Not all participating secondary schools which offer post-Primary 6 pupils a place through the Direct School Admission (DSA) exercise are on the O-level track.
In fact, a few on the list are Integrated Programme (IP) schools that allow students to bypass the O levels altogether.
Coincidentally, the idea behind the IP is precisely what Mr Boon Chin Aun is advocating - giving students more time and flexibility to pursue a more broad-based education, since they do not have to sit the O levels at the end of four years ("Give DSA students more time for holistic education"; last Saturday).
Instead, these students proceed to take their A levels or the International Baccalaureate at the end of six years.
I disagree with Mr Boon's proposal for students admitted through the DSA scheme to complete their O levels in six years rather than four.
He contends that in order for these students to develop their full potential, especially in sports or the performing arts, they need more time to train or hone their abilities while juggling their studies.
Few, if any, students would want to take an additional two years to complete their O levels.
Our students are a pragmatic lot who would not deign to straggle so far behind their peers.
Most are resilient and adroit enough in balancing their co-curricular commitments with their studies.

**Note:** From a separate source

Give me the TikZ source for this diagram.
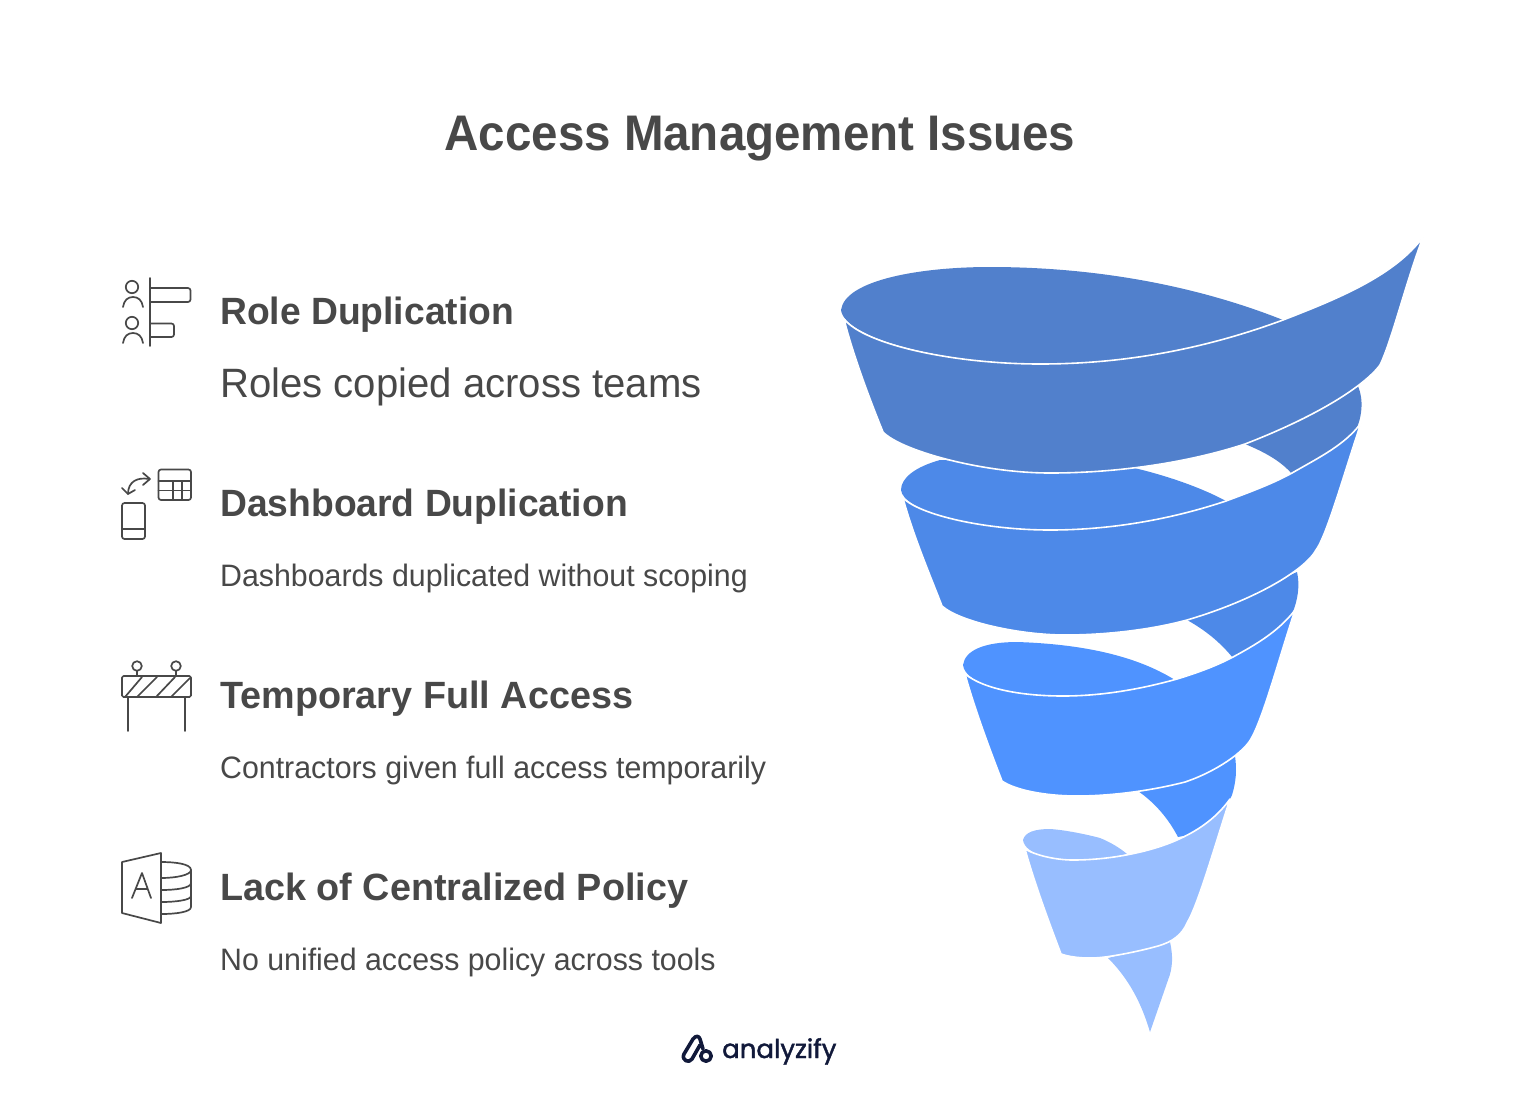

At the operational level, the negligible numbers admitted through the DSA exercise may also not justify the schools' efforts in specially tailoring a six-year O-level programme for them.
Lastly, Mr Boon is mistaken in thinking the DSA allows applicants to avoid the Primary School Leaving Examination (PSLE).
While they can be offered a place before the release of their PSLE results, it is contingent on the proviso that they achieve PSLE scores that would qualify them for admission to a course offered by their opted DSA school.
There is no need to tinker with the present system.
Let's not lose sight of the DSA scheme's fundamental objective, which is to provide students with an opportunity to demonstrate a more diverse range of achievements and talents, other than solely academic performance, in seeking admission to a secondary school.